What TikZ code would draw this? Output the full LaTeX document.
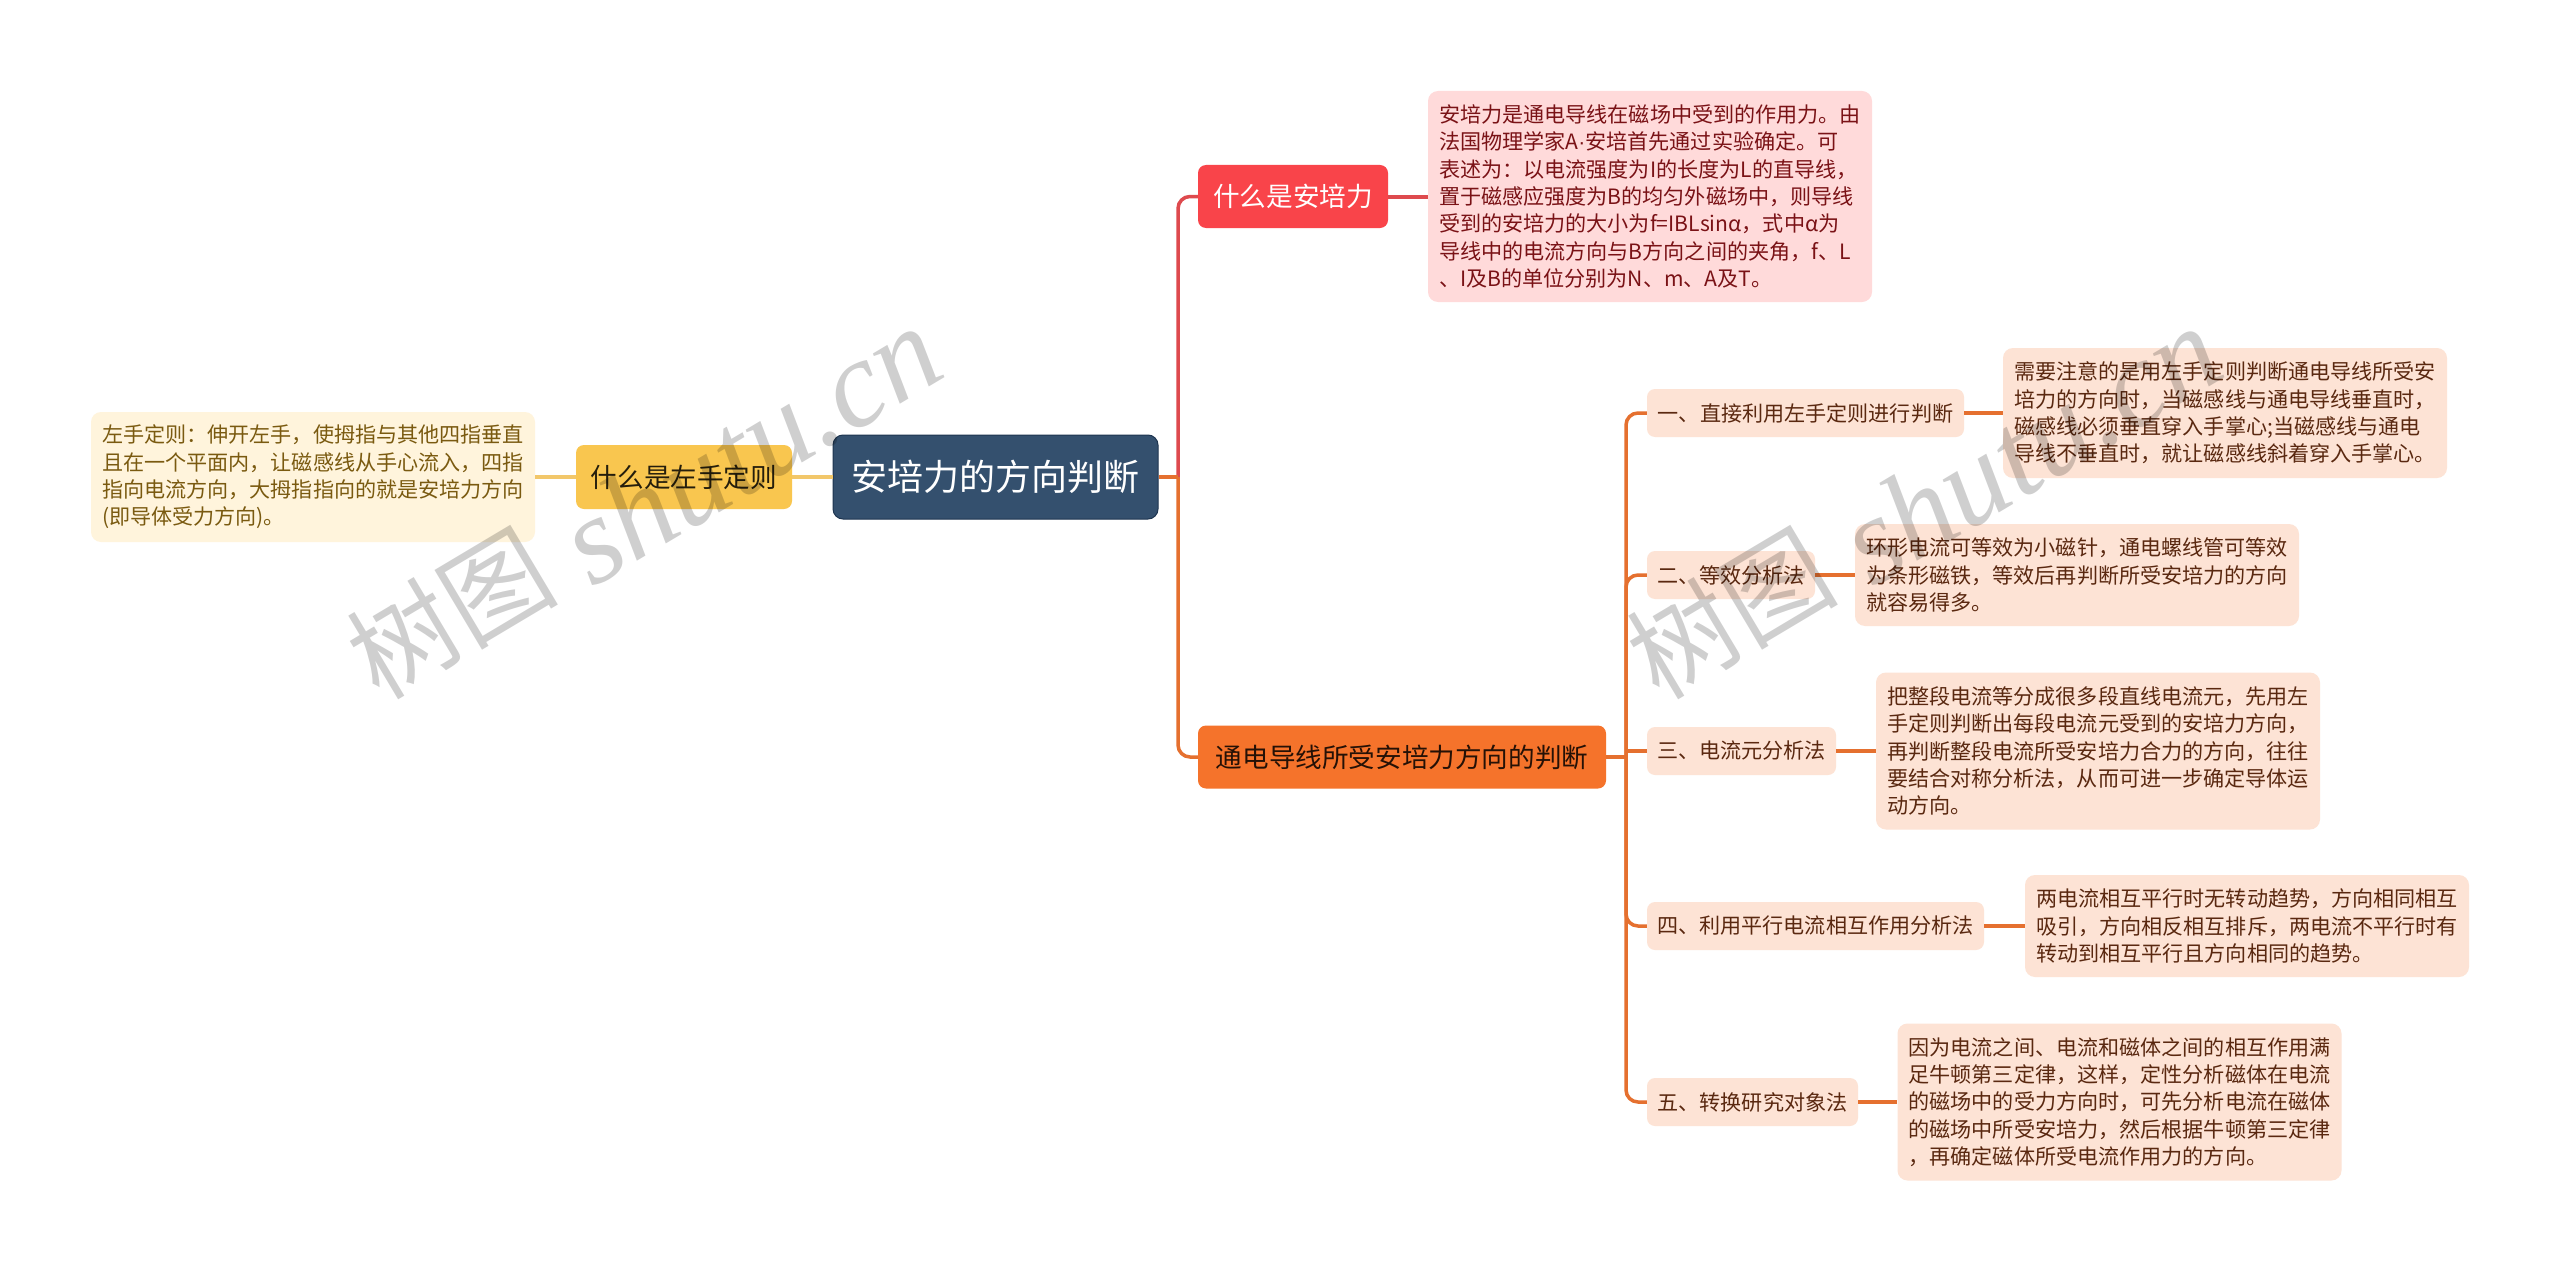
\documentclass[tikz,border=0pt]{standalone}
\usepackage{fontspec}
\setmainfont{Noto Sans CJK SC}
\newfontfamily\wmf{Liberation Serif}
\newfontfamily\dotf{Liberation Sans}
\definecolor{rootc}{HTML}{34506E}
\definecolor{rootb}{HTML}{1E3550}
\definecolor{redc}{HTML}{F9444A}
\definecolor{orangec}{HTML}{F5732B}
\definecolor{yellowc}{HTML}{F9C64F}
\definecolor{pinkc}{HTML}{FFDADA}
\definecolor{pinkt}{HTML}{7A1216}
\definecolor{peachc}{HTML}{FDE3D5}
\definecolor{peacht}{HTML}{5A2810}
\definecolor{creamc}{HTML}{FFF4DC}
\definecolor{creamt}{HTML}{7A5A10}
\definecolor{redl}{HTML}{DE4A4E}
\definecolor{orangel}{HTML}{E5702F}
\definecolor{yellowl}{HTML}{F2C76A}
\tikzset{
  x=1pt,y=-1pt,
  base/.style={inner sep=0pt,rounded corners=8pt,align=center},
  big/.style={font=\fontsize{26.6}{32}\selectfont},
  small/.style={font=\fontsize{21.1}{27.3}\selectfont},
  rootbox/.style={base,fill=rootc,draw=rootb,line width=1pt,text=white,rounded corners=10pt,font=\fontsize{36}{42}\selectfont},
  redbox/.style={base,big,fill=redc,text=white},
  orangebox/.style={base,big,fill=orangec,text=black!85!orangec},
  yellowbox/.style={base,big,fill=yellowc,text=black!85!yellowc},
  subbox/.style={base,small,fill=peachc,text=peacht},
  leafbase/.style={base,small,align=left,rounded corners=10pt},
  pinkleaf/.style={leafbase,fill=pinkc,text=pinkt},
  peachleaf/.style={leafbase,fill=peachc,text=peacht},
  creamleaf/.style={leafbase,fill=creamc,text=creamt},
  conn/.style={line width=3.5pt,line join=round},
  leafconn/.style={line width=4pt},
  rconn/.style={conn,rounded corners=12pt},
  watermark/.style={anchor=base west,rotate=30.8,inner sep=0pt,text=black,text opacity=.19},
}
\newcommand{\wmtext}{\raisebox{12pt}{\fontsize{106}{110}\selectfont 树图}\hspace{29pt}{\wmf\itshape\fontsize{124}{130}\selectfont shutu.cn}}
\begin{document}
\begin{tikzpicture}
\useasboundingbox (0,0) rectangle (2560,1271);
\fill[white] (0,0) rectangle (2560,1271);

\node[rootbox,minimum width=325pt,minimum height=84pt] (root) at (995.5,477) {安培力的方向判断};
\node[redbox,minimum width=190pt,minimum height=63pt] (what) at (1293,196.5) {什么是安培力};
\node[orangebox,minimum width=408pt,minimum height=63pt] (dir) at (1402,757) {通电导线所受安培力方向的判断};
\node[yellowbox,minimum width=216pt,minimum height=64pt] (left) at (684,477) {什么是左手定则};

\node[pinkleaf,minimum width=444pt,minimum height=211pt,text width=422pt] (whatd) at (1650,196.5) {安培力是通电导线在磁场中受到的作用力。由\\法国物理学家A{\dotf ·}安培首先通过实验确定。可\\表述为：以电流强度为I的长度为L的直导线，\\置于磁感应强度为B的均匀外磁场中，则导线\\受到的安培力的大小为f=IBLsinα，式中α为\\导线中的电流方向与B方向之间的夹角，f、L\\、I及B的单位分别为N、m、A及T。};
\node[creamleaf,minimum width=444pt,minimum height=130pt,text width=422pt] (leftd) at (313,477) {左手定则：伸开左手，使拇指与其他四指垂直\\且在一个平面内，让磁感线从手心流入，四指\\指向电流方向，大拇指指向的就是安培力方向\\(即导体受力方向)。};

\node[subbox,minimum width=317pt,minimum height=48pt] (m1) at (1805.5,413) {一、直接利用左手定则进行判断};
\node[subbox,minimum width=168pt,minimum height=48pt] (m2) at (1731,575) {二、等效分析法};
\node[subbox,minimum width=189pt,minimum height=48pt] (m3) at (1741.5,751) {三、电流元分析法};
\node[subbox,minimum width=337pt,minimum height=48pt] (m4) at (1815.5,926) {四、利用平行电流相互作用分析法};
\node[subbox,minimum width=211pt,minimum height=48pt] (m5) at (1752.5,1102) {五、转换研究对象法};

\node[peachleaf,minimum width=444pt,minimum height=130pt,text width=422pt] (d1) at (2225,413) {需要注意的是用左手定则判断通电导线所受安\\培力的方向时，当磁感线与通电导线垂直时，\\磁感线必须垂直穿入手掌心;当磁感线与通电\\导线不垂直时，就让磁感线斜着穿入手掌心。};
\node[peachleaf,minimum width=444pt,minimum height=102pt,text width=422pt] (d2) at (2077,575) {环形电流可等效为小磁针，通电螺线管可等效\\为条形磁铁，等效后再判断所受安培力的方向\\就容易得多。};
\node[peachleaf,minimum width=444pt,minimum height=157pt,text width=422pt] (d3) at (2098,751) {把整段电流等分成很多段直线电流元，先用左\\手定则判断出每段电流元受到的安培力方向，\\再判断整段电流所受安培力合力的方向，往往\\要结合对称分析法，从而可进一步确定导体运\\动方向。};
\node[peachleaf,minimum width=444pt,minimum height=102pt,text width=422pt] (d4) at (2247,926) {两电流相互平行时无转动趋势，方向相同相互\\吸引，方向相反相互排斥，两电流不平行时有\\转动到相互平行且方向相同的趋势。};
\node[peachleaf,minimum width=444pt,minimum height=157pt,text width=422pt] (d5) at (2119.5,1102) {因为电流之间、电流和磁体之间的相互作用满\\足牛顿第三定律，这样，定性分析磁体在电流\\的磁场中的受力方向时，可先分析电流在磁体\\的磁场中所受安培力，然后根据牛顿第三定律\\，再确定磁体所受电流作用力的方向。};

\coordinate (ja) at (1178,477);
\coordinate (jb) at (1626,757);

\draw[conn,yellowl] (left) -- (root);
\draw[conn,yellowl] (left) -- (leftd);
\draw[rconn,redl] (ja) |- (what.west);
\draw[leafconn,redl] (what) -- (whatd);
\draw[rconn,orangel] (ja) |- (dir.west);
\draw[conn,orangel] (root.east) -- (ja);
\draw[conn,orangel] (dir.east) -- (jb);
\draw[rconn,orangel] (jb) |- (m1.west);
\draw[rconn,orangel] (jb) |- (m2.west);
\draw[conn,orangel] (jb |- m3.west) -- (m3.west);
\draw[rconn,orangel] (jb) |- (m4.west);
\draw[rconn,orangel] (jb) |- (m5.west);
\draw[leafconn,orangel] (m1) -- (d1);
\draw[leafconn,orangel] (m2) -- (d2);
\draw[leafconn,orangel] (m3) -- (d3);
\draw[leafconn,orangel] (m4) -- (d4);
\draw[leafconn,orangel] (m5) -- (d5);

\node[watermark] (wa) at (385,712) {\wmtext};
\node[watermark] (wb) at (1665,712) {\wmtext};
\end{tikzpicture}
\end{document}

━━━━━━━━━━━━━━━━━━━━━━━━━━━━━━

TASK TO CARRY OUT = Your task is to repeat the data above exactly while excluding the pictures.

EXERCISE SOLUTION =
What TikZ code would draw this? Output the full LaTeX document.
\documentclass[tikz,border=0pt]{standalone}
\usepackage{fontspec}
\setmainfont{Noto Sans CJK SC}
\newfontfamily\wmf{Liberation Serif}
\newfontfamily\dotf{Liberation Sans}
\definecolor{rootc}{HTML}{34506E}
\definecolor{rootb}{HTML}{1E3550}
\definecolor{redc}{HTML}{F9444A}
\definecolor{orangec}{HTML}{F5732B}
\definecolor{yellowc}{HTML}{F9C64F}
\definecolor{pinkc}{HTML}{FFDADA}
\definecolor{pinkt}{HTML}{7A1216}
\definecolor{peachc}{HTML}{FDE3D5}
\definecolor{peacht}{HTML}{5A2810}
\definecolor{creamc}{HTML}{FFF4DC}
\definecolor{creamt}{HTML}{7A5A10}
\definecolor{redl}{HTML}{DE4A4E}
\definecolor{orangel}{HTML}{E5702F}
\definecolor{yellowl}{HTML}{F2C76A}
\tikzset{
  x=1pt,y=-1pt,
  base/.style={inner sep=0pt,rounded corners=8pt,align=center},
  big/.style={font=\fontsize{26.6}{32}\selectfont},
  small/.style={font=\fontsize{21.1}{27.3}\selectfont},
  rootbox/.style={base,fill=rootc,draw=rootb,line width=1pt,text=white,rounded corners=10pt,font=\fontsize{36}{42}\selectfont},
  redbox/.style={base,big,fill=redc,text=white},
  orangebox/.style={base,big,fill=orangec,text=black!85!orangec},
  yellowbox/.style={base,big,fill=yellowc,text=black!85!yellowc},
  subbox/.style={base,small,fill=peachc,text=peacht},
  leafbase/.style={base,small,align=left,rounded corners=10pt},
  pinkleaf/.style={leafbase,fill=pinkc,text=pinkt},
  peachleaf/.style={leafbase,fill=peachc,text=peacht},
  creamleaf/.style={leafbase,fill=creamc,text=creamt},
  conn/.style={line width=3.5pt,line join=round},
  leafconn/.style={line width=4pt},
  rconn/.style={conn,rounded corners=12pt},
  watermark/.style={anchor=base west,rotate=30.8,inner sep=0pt,text=black,text opacity=.19},
}
\newcommand{\wmtext}{\raisebox{12pt}{\fontsize{106}{110}\selectfont 树图}\hspace{29pt}{\wmf\itshape\fontsize{124}{130}\selectfont shutu.cn}}
\begin{document}
\begin{tikzpicture}
\useasboundingbox (0,0) rectangle (2560,1271);
\fill[white] (0,0) rectangle (2560,1271);

\node[rootbox,minimum width=325pt,minimum height=84pt] (root) at (995.5,477) {安培力的方向判断};
\node[redbox,minimum width=190pt,minimum height=63pt] (what) at (1293,196.5) {什么是安培力};
\node[orangebox,minimum width=408pt,minimum height=63pt] (dir) at (1402,757) {通电导线所受安培力方向的判断};
\node[yellowbox,minimum width=216pt,minimum height=64pt] (left) at (684,477) {什么是左手定则};

\node[pinkleaf,minimum width=444pt,minimum height=211pt,text width=422pt] (whatd) at (1650,196.5) {安培力是通电导线在磁场中受到的作用力。由\\法国物理学家A{\dotf ·}安培首先通过实验确定。可\\表述为：以电流强度为I的长度为L的直导线，\\置于磁感应强度为B的均匀外磁场中，则导线\\受到的安培力的大小为f=IBLsinα，式中α为\\导线中的电流方向与B方向之间的夹角，f、L\\、I及B的单位分别为N、m、A及T。};
\node[creamleaf,minimum width=444pt,minimum height=130pt,text width=422pt] (leftd) at (313,477) {左手定则：伸开左手，使拇指与其他四指垂直\\且在一个平面内，让磁感线从手心流入，四指\\指向电流方向，大拇指指向的就是安培力方向\\(即导体受力方向)。};

\node[subbox,minimum width=317pt,minimum height=48pt] (m1) at (1805.5,413) {一、直接利用左手定则进行判断};
\node[subbox,minimum width=168pt,minimum height=48pt] (m2) at (1731,575) {二、等效分析法};
\node[subbox,minimum width=189pt,minimum height=48pt] (m3) at (1741.5,751) {三、电流元分析法};
\node[subbox,minimum width=337pt,minimum height=48pt] (m4) at (1815.5,926) {四、利用平行电流相互作用分析法};
\node[subbox,minimum width=211pt,minimum height=48pt] (m5) at (1752.5,1102) {五、转换研究对象法};

\node[peachleaf,minimum width=444pt,minimum height=130pt,text width=422pt] (d1) at (2225,413) {需要注意的是用左手定则判断通电导线所受安\\培力的方向时，当磁感线与通电导线垂直时，\\磁感线必须垂直穿入手掌心;当磁感线与通电\\导线不垂直时，就让磁感线斜着穿入手掌心。};
\node[peachleaf,minimum width=444pt,minimum height=102pt,text width=422pt] (d2) at (2077,575) {环形电流可等效为小磁针，通电螺线管可等效\\为条形磁铁，等效后再判断所受安培力的方向\\就容易得多。};
\node[peachleaf,minimum width=444pt,minimum height=157pt,text width=422pt] (d3) at (2098,751) {把整段电流等分成很多段直线电流元，先用左\\手定则判断出每段电流元受到的安培力方向，\\再判断整段电流所受安培力合力的方向，往往\\要结合对称分析法，从而可进一步确定导体运\\动方向。};
\node[peachleaf,minimum width=444pt,minimum height=102pt,text width=422pt] (d4) at (2247,926) {两电流相互平行时无转动趋势，方向相同相互\\吸引，方向相反相互排斥，两电流不平行时有\\转动到相互平行且方向相同的趋势。};
\node[peachleaf,minimum width=444pt,minimum height=157pt,text width=422pt] (d5) at (2119.5,1102) {因为电流之间、电流和磁体之间的相互作用满\\足牛顿第三定律，这样，定性分析磁体在电流\\的磁场中的受力方向时，可先分析电流在磁体\\的磁场中所受安培力，然后根据牛顿第三定律\\，再确定磁体所受电流作用力的方向。};

\coordinate (ja) at (1178,477);
\coordinate (jb) at (1626,757);

\draw[conn,yellowl] (left) -- (root);
\draw[conn,yellowl] (left) -- (leftd);
\draw[rconn,redl] (ja) |- (what.west);
\draw[leafconn,redl] (what) -- (whatd);
\draw[rconn,orangel] (ja) |- (dir.west);
\draw[conn,orangel] (root.east) -- (ja);
\draw[conn,orangel] (dir.east) -- (jb);
\draw[rconn,orangel] (jb) |- (m1.west);
\draw[rconn,orangel] (jb) |- (m2.west);
\draw[conn,orangel] (jb |- m3.west) -- (m3.west);
\draw[rconn,orangel] (jb) |- (m4.west);
\draw[rconn,orangel] (jb) |- (m5.west);
\draw[leafconn,orangel] (m1) -- (d1);
\draw[leafconn,orangel] (m2) -- (d2);
\draw[leafconn,orangel] (m3) -- (d3);
\draw[leafconn,orangel] (m4) -- (d4);
\draw[leafconn,orangel] (m5) -- (d5);

\node[watermark] (wa) at (385,712) {\wmtext};
\node[watermark] (wb) at (1665,712) {\wmtext};
\end{tikzpicture}
\end{document}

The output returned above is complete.